Feature Story

 

More time permitted to bring cancer protocols onboard

December 2002
Karen Southwick

At the request of the CAP, the American College of Surgeons Commission on Cancer has delayed for a year its plan to require the cancer programs it accredits to use the CAP’s protocols as part of their reporting.

The Commission on Cancer originally had intended to make scientifically validated portions of the cancer protocol checklists mandatory for cancer programs starting Jan. 1, 2003. That requirement will now be delayed until Jan. 1, 2004.
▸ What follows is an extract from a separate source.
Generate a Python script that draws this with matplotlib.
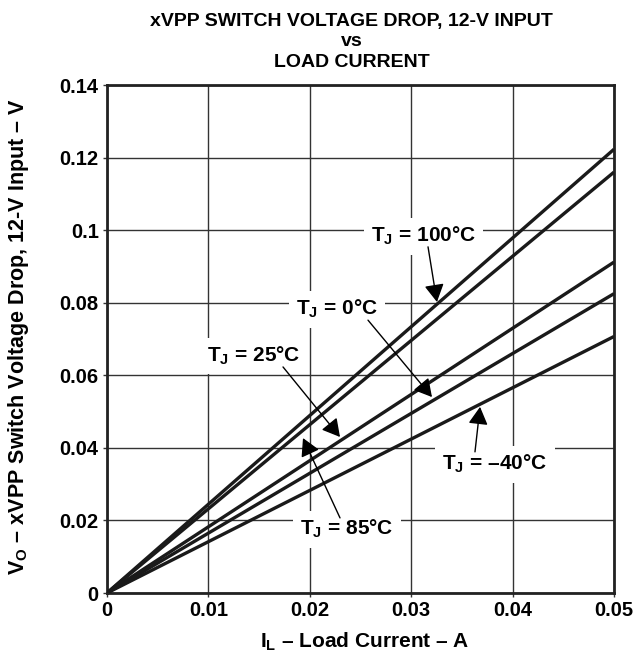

"We received a letter from the CAP which told us they would not be able to meet their November [2002] deadline for republishing the protocols and asking us to delay implementation," says M. Asa Carter, manager of the accreditation and standards section of the ACS’ cancer programs. "The CoC executive committee felt it was reasonable to grant the request. We did not want to implement a requirement using material in revision."

Carolyn Compton, MD, PhD, chair of the CAP Cancer Committee and chair of the Department of Pathology, McGill University, Montreal, says the protocols had to be updated because a new edition of the AJCC Cancer Staging Manual was published recently. Members of the committee also wanted to clarify which portions of the protocol checklists were scientifically proven and which were optional. And they wanted to incorporate information that was released after the protocols were finished, such as new WHO classifications of tumors.

"I am pleased with the delay" by the ACS’ Commission on Cancer, Dr. Compton says. The delay affords the CAP Cancer Committee time to update the material and gives pathology departments at cancer centers time to modify their software to accommodate the checklists.

The Cancer Committee members who worked on the protocols "have made a huge effort to update them, and we are done with that portion," Dr. Compton says. Some of the protocols were dramatically edited, she adds. "We have now defined what elements of the checklist are essential and which are not." In all cases, she says, they made the protocols "consistent with those that have been devised by other professional organizations."

Once the CAP Board of Governors approves the rewritten protocols, they will be posted on the College’s Web site (www.cap.org) so cancer centers can begin incorporating them into their reporting. "We’ll be considering them in batches and approving them as swiftly as possible," says M. Elizabeth Hammond, MD, a member of the Board of Governors and former chair of the Cancer Committee. Dr. Hammond is chair of the Department of Pathology, Urban Central Regional Hospitals of Intermountain Healthcare, Salt Lake City.

At its meeting in mid-November, the Board of Governors committed to a Dec. 31 deadline to approve the 23 checklists updated by the Cancer Committee. "These will be available on the CAP Web site starting in 2003," Dr. Hammond says. "They represent the vast majority of cancer specimens." Cancer Committee members are refining the other 15 protocols and will soon send them to the Board.

The Board of Governors, at its November meeting, approved the new checklists for the first batch of eight protocols. Those eight encompass the most important cancer sites: breast, colon and rectum, skin melanoma, endometrium, kidney, lung, prostate, and uterine cervix.

Those portions of the checklist that are not scientifically proven will be marked with an asterisk and won’t have to be included in the reporting, Dr. Hammond says.

The critical elements will be those that are scientifically validated and that must appear in every report pathologists issue to clinicians. For example, the critical elements for a breast biopsy are specimen type, laterality, tumor site, tumor size, histologic type, and histologic grade. "You have to provide these elements, but we don’t specify the format," Dr. Hammond says. "You can use narrative or synoptic."

The ACS Commission on Cancer has approved more than 1,430 cancer programs at hospitals and freestanding cancer centers, Carter says. The accreditation surveys are performed every three years, "but we will expect our approved programs to be in compliance with the protocols as of Jan. 1, 2004," she adds. If found deficient in a subsequent survey, a cancer program will have 12 months to resolve the deficiency.

Carter advises cancer programs to watch the CAP Web site for protocol updates. "As the information becomes available, share it with pathologists and get ready for implementation," she says.

Using the protocols "is a high-priority item for us," Carter adds. The College’s standardized checklists will make it easier for cancer registrars to locate needed information in medical records. Cancer registry data are shared with state cancer registries and the ACS’ National Cancer Data Base.

"The CoC made the decision in the first place to make it mandatory because we recognized the value of these protocols back in 2000," Carter says. "We recognized that the original deadline for implementation was unrealistic, but once we have the complete set of guidelines, we want to move forward."

Because pathologists formulated the guidelines themselves, she says, pathology departments and laboratories should accept them more readily than if another group had created them.

Karen Southwick is a writer in San Francisco.